--- Information provided ---

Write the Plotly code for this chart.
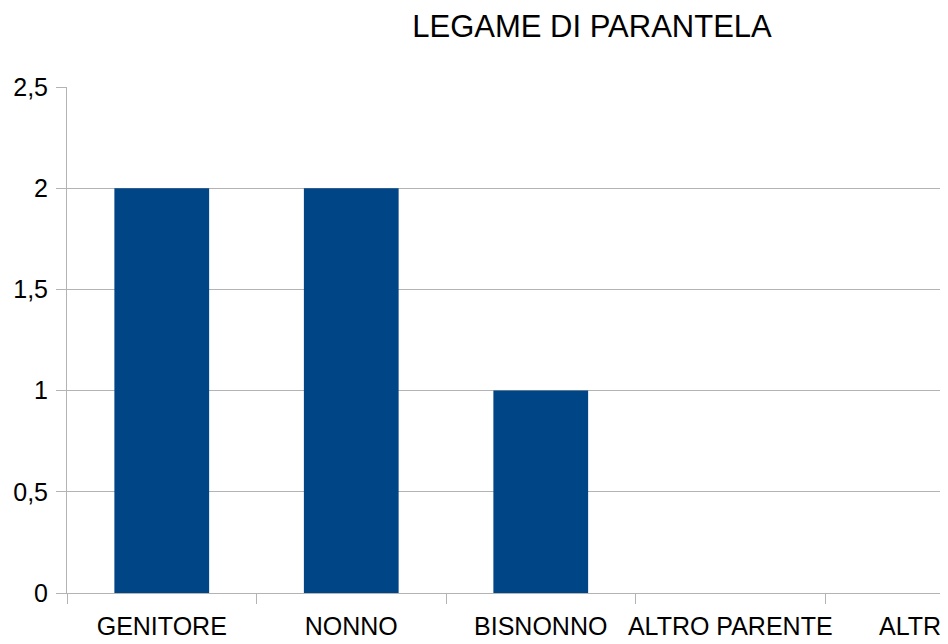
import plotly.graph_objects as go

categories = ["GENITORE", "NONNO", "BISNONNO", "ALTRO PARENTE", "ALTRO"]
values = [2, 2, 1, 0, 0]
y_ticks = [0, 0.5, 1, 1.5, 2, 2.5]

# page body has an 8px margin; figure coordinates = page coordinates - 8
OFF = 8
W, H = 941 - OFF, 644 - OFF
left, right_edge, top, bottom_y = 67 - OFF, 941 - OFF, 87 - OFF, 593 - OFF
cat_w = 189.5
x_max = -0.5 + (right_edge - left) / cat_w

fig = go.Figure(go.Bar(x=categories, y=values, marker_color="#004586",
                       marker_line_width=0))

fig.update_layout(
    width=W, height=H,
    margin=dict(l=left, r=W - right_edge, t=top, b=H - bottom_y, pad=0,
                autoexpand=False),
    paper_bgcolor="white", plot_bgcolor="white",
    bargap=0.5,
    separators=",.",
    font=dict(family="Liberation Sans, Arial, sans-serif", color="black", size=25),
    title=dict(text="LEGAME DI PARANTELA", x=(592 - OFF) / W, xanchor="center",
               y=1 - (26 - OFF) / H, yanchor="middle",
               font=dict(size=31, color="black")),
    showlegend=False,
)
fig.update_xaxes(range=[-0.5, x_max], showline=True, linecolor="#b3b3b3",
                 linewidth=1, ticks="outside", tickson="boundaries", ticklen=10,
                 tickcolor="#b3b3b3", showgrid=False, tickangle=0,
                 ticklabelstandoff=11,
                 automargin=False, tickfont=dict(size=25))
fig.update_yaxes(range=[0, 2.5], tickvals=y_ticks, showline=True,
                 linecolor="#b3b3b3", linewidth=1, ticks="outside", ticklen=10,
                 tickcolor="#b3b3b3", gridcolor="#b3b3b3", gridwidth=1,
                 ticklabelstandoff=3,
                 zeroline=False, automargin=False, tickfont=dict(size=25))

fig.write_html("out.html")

---

▶ **Exercise description**:
Write out exactly the opening lines of the data, stopping after the line that holds "marker_line_width=0))". Exclude pictures.

▶ **Correct response**:
Write the Plotly code for this chart.
import plotly.graph_objects as go

categories = ["GENITORE", "NONNO", "BISNONNO", "ALTRO PARENTE", "ALTRO"]
values = [2, 2, 1, 0, 0]
y_ticks = [0, 0.5, 1, 1.5, 2, 2.5]

# page body has an 8px margin; figure coordinates = page coordinates - 8
OFF = 8
W, H = 941 - OFF, 644 - OFF
left, right_edge, top, bottom_y = 67 - OFF, 941 - OFF, 87 - OFF, 593 - OFF
cat_w = 189.5
x_max = -0.5 + (right_edge - left) / cat_w

fig = go.Figure(go.Bar(x=categories, y=values, marker_color="#004586",
                       marker_line_width=0))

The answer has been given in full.